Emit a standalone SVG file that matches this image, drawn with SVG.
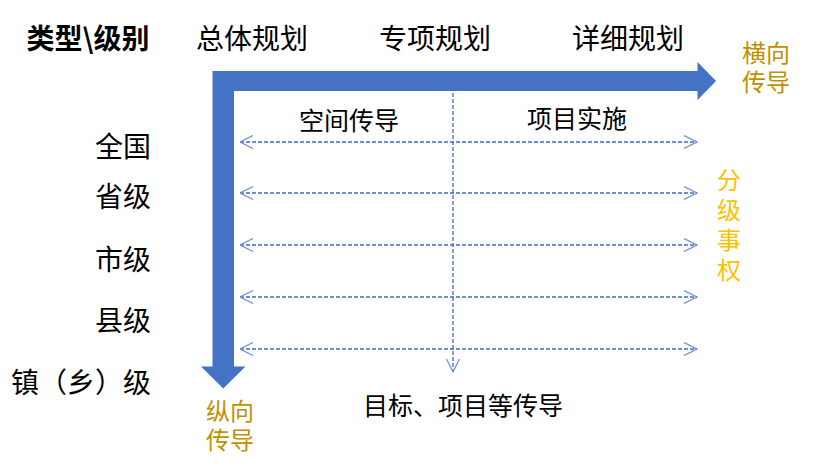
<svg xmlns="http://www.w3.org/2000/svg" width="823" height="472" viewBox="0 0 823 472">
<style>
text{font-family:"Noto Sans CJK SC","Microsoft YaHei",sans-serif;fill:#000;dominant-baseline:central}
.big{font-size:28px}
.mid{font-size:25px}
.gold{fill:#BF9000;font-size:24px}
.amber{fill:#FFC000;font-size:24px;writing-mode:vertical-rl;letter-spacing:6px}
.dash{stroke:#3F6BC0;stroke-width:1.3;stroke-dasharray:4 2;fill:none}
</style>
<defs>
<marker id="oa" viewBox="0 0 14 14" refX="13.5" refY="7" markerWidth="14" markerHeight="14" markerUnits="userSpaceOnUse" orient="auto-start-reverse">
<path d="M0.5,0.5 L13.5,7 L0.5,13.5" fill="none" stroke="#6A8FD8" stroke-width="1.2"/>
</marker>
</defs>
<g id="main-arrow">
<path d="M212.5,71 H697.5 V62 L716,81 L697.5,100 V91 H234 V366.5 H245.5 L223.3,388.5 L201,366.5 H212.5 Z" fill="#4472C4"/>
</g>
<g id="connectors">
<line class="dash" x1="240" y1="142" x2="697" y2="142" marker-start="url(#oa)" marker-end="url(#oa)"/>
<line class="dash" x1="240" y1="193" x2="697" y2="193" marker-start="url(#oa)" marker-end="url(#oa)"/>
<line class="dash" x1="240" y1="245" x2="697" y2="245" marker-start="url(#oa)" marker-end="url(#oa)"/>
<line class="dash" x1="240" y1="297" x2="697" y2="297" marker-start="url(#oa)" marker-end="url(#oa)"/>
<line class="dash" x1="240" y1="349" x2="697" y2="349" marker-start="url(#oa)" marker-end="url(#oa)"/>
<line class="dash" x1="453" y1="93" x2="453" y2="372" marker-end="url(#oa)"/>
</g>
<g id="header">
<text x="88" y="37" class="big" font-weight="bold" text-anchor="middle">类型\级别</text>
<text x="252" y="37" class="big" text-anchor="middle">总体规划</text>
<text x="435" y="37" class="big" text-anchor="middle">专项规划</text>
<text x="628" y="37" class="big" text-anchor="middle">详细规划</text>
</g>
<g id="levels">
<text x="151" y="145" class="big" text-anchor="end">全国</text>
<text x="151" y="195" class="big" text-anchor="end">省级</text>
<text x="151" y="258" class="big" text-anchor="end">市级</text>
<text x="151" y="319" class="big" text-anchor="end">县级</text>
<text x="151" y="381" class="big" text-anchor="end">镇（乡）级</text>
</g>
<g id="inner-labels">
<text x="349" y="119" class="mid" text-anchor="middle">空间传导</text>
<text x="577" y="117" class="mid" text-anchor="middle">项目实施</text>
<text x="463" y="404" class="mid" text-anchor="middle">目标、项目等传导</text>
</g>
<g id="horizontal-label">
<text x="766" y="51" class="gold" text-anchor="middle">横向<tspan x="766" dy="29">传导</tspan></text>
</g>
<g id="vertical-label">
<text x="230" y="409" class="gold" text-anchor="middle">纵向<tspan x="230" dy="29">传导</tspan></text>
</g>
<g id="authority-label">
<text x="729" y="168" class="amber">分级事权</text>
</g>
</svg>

· · · · · · ·

▸ **Task description**: Leave out the pictures and copy the rest of the material above exactly.

▸ **Finished task**:
Emit a standalone SVG file that matches this image, drawn with SVG.
<svg xmlns="http://www.w3.org/2000/svg" width="823" height="472" viewBox="0 0 823 472">
<style>
text{font-family:"Noto Sans CJK SC","Microsoft YaHei",sans-serif;fill:#000;dominant-baseline:central}
.big{font-size:28px}
.mid{font-size:25px}
.gold{fill:#BF9000;font-size:24px}
.amber{fill:#FFC000;font-size:24px;writing-mode:vertical-rl;letter-spacing:6px}
.dash{stroke:#3F6BC0;stroke-width:1.3;stroke-dasharray:4 2;fill:none}
</style>
<defs>
<marker id="oa" viewBox="0 0 14 14" refX="13.5" refY="7" markerWidth="14" markerHeight="14" markerUnits="userSpaceOnUse" orient="auto-start-reverse">
<path d="M0.5,0.5 L13.5,7 L0.5,13.5" fill="none" stroke="#6A8FD8" stroke-width="1.2"/>
</marker>
</defs>
<g id="main-arrow">
<path d="M212.5,71 H697.5 V62 L716,81 L697.5,100 V91 H234 V366.5 H245.5 L223.3,388.5 L201,366.5 H212.5 Z" fill="#4472C4"/>
</g>
<g id="connectors">
<line class="dash" x1="240" y1="142" x2="697" y2="142" marker-start="url(#oa)" marker-end="url(#oa)"/>
<line class="dash" x1="240" y1="193" x2="697" y2="193" marker-start="url(#oa)" marker-end="url(#oa)"/>
<line class="dash" x1="240" y1="245" x2="697" y2="245" marker-start="url(#oa)" marker-end="url(#oa)"/>
<line class="dash" x1="240" y1="297" x2="697" y2="297" marker-start="url(#oa)" marker-end="url(#oa)"/>
<line class="dash" x1="240" y1="349" x2="697" y2="349" marker-start="url(#oa)" marker-end="url(#oa)"/>
<line class="dash" x1="453" y1="93" x2="453" y2="372" marker-end="url(#oa)"/>
</g>
<g id="header">
<text x="88" y="37" class="big" font-weight="bold" text-anchor="middle">类型\级别</text>
<text x="252" y="37" class="big" text-anchor="middle">总体规划</text>
<text x="435" y="37" class="big" text-anchor="middle">专项规划</text>
<text x="628" y="37" class="big" text-anchor="middle">详细规划</text>
</g>
<g id="levels">
<text x="151" y="145" class="big" text-anchor="end">全国</text>
<text x="151" y="195" class="big" text-anchor="end">省级</text>
<text x="151" y="258" class="big" text-anchor="end">市级</text>
<text x="151" y="319" class="big" text-anchor="end">县级</text>
<text x="151" y="381" class="big" text-anchor="end">镇（乡）级</text>
</g>
<g id="inner-labels">
<text x="349" y="119" class="mid" text-anchor="middle">空间传导</text>
<text x="577" y="117" class="mid" text-anchor="middle">项目实施</text>
<text x="463" y="404" class="mid" text-anchor="middle">目标、项目等传导</text>
</g>
<g id="horizontal-label">
<text x="766" y="51" class="gold" text-anchor="middle">横向<tspan x="766" dy="29">传导</tspan></text>
</g>
<g id="vertical-label">
<text x="230" y="409" class="gold" text-anchor="middle">纵向<tspan x="230" dy="29">传导</tspan></text>
</g>
<g id="authority-label">
<text x="729" y="168" class="amber">分级事权</text>
</g>
</svg>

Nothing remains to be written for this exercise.